The second part of software is programs proper. They generate visible behavior. Physiology regards interaction between these parts as a reflex, but this is only the simplest case. In reality, they operate mainly independently, but actively affect each other. As an example, let's consider the task when you need to come to a table.

The device being programmed is a Finite State Automaton. It generates principally dynamic output, but the internal representation of such processes as cycles is static. You begin by setting the current state to "going". It generates the movement step by step until the knowledge base signals "near". Then "going" is changed to "stop". Cycles cease and the goal is achieved.

Internally, human programs are represented in neural nets, but you don't need to know details. Necessary functions may be accessed using natural language. You can consider various situations and use ready concepts and relations to describe complex processes in your brain.

In addition, neurocomputing has yet another opportunity. Inductive programming. You can watch how others perform some activity. Your brain will automatically analyze it and form necessary concepts subconsciously. Then, you will solve similar tasks yourself despite being unable to formulate it in general terms and explain how you do it.

Streaming versus quasistatic activity

These are different modes of operation applicable to virtually any activity from limb movements to logical reasoning. In biomechanics the former is known as a ballistic movement. Muscles are contracted with high speed and large force, then the limb moves by inertia. The movement in the middle is uncontrollable. Alternatively, it may be performed slowly using both concurrent agonist and antagonist muscles. At any moment, the limb position is defined by the balance of their forces and this work point smoothly shifts. The movement may be stopped anywhere in the middle. Then, the process may resume.

They may use different types of short-term memory. The former – local cortical mechanisms similar to sensitization. The latter – looping through the limbic system. Their time range affects speed. The problem is to forget the current image when it is not needed anymore. In the first case, it disappears by itself within minutes, maybe seconds. The latter is slower. Also the first may not use memory at all. The current image is maintained by external input.

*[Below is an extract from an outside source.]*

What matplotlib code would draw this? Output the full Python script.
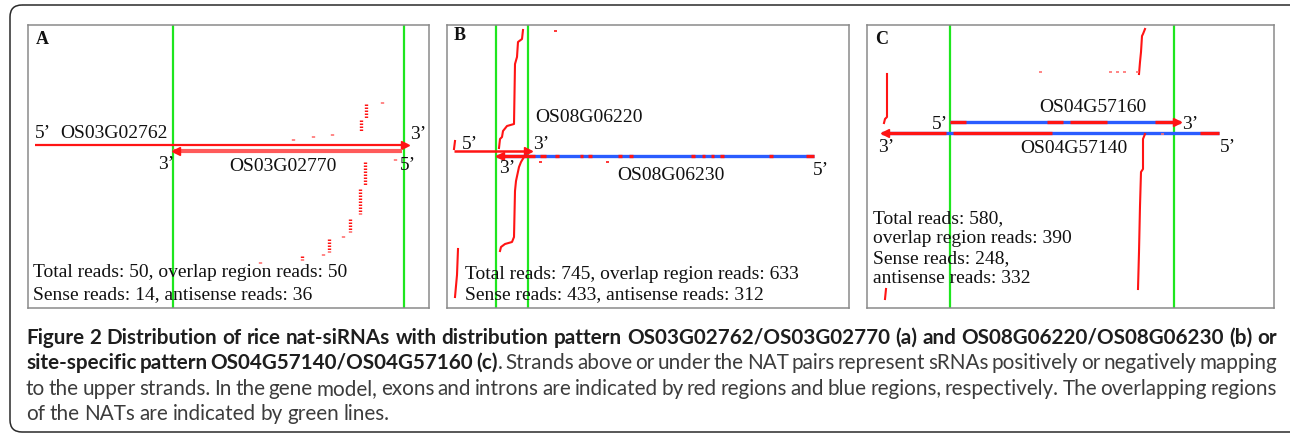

When you make decisions on the fly, the images involved even aren't formed completely. Just initial stages are used. That's why it is so easy to switch over in this mode. If you start to think thoroughly, it is difficult to get rid of his idea.

Memory management

Finally, how to remember necessary rules and concepts? The simplest method is just to tell them using language, but this works not always. Also self-programming may happen nonverbally. Physiology explored these processes in fine details. The mechanism is that synaptic plasticity is activated by neuromodulators released by certain structures of the limbic system. Similar substances are released during the feeling of joy and pleasure. The task is to have a necessary image or association and activate those nuclei consciously. This may be achieved by training. As a first approximation, just try to concentrate attention. You may also train to regulate the overall level of arousal. That is to achieve the effect of drinking coffee using your own internal biochemistry. Finally, the same substances are released during involuntary learning in biologically significant situations. In the process, you feel certain emotions. You may create such situations on purpose and watch using introspection. Remember the feeling, then try to reproduce it voluntarily.